Aqueous zinc ion batteries (AZIBs) have attracted much attention due to their high safety and low cost. Electrode materials built on cerium oxides are emerging as compelling cathode options for AZIBs. These materials combine high theoretical capacity, abundant oxygen vacancy active sites, and minimal environmental impact, but their poor intrinsic electrical conductivity and rapid decay in cycling stability due to volume expansion during cycling have severely limited practical applications. Herein, a spherical CeO₂@C composite with a core–shell structure was developed through a combination of coating and controlled pyrolysis process. The uniform carbon layer encapsulation can simultaneously enhance the electronic conductivity and alleviate the bulk deformation of CeO₂@C composite.

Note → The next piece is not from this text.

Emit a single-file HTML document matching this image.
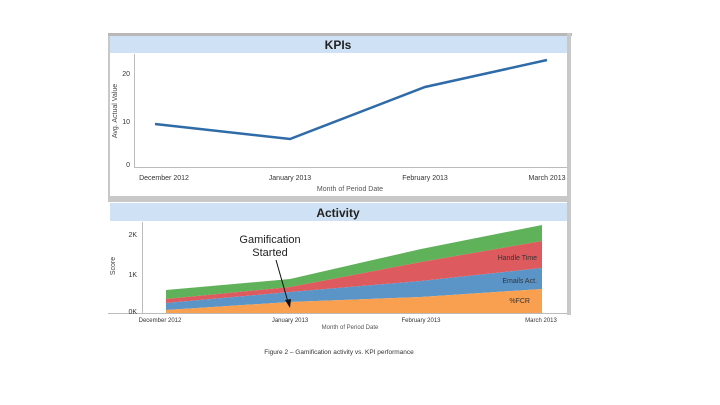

Benefit from the enhanced interfacial charge transport effect and oxygen vacancy modulation facilitated by the carbon layer, the CeO₂@C cathode delivers a capacity of 358.3 mAh g⁻¹ at 1 A g⁻¹. Moreover, the capacity retention rate of assembled AZIB with CeO₂@C cathode is as high as 65.0% after 10 000 cycles. The results of XRD and XPS spectroscopy demonstrate that the coated carbon layer effectively enhances the electrochemistry and structure stability by suppressing the irreversible Ce³⁺/Ce⁴⁺ redox variations and alleviating lattice stress induced by Zn²⁺ embedding/disembedding. This work presents a novel approach to enhance the performance of cerium-oxide cathode and presents a versatile core–shell synergistic strategy to inform the architectural design of diverse metal–oxide electrodes.